Littlejohn noted the tension that exists between standardisation and freedom of choice – of tools or programming languages, for example.

Standardisation is “absolutely helpful” in a large organisation “if you want people to be able to move from team to team and problem to problem”, he said.

“It’s really valuable to be able to move from one team to another and know your CI processes look the same, the build servers are the same, and you understand how all this is put together.

“You don’t want every team having to pay the price of reinventing those things every time.”

However, he saw almost a conditional type of standardisation as being the right approach.

“I think there’s a role for that standardisation as an optional thing to say ‘here’s the out-of-the-box tools, these will give you an easy path to production and make your life easy, go with it. But if you want to do something different, here’s all the things you’ll need to tick off’.”

Littlejohn said NAB is also working to embed learning deeply within its culture.

“A lot of the work we’re putting in at the moment is to try and build that knowledge share, so that every lesson learned is available to everyone else in the organisation, and how you do that – whether you build Spotify ‘Guilds’ or run brown bag sessions or communities of practice.”

A ‘serverless’ future

Littlejohn also used the Dev Day session to explore where NAB is likely to land in the containers versus serverless debate.

Two years ago, most major organisations were going down the Docker path, containerising applications before pushing them to cloud.

However, the advent of serverless was widely seen as a way to bypass containerisation altogether, and perhaps the only thing that stopped that occurring in the early days was a lack of confidence over which would win out.

As it has turned out, both containers and serverless have landed significant enterprise followings. However, NAB sees its future in one camp more so than the other.

“We see a lot of move to containers as the first step. I won’t say a shift to containers is necessarily an easy step but it’s the easier step [of the two],” Littlejohn said.

“It’s often simpler to pick up an existing system, put it in a container, deploy the container on a cluster and then start picking it apart from there.

“Personally, I think serverless is going to win out eventually over containers.”

Littlejohn’s prediction is, in part, based on a much broader view of serverless than, say, AWS Lambda.

“One thing I’d call out – and I think it’s one that’s not often called out – is that serverless is more than just Lambda,” he said.

“I’ve got a little pet project that I’m working on at home at the moment that’s a Minecraft cluster on [AWS] Fargate with a little React frontend on it.

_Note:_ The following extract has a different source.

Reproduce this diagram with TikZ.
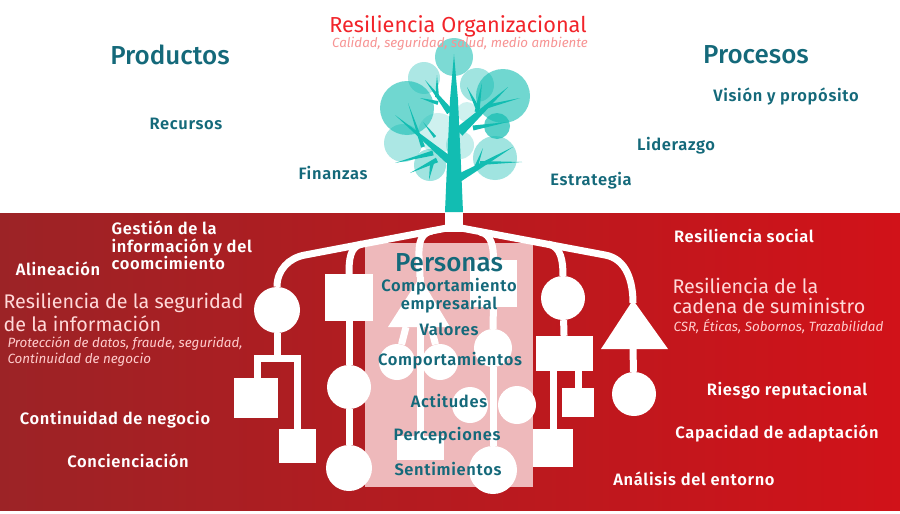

I’m not going to stand up a server for anything [to do with this]. It’s all going to be completely serverless.

“It makes you realise that the value in serverless is not just ‘hey I can write a Lambda and run it on demand’; the value is in that entire ecosystem being at your fingertips and being able to say I need user authentication – there’s Cognito.

“I sound like I’m selling AWS, but I used to say a few years back that we’ve shifted to the point where your server is now your AWS account, your processes that you were running are now your resources inside.

“It is a slightly different way of thinking about things but it’s so much richer, and it allows you to move a lot faster.

“So I think that serverless – the wider serverless – will win out. I think containers is just one little implementation detail inside of all of that.”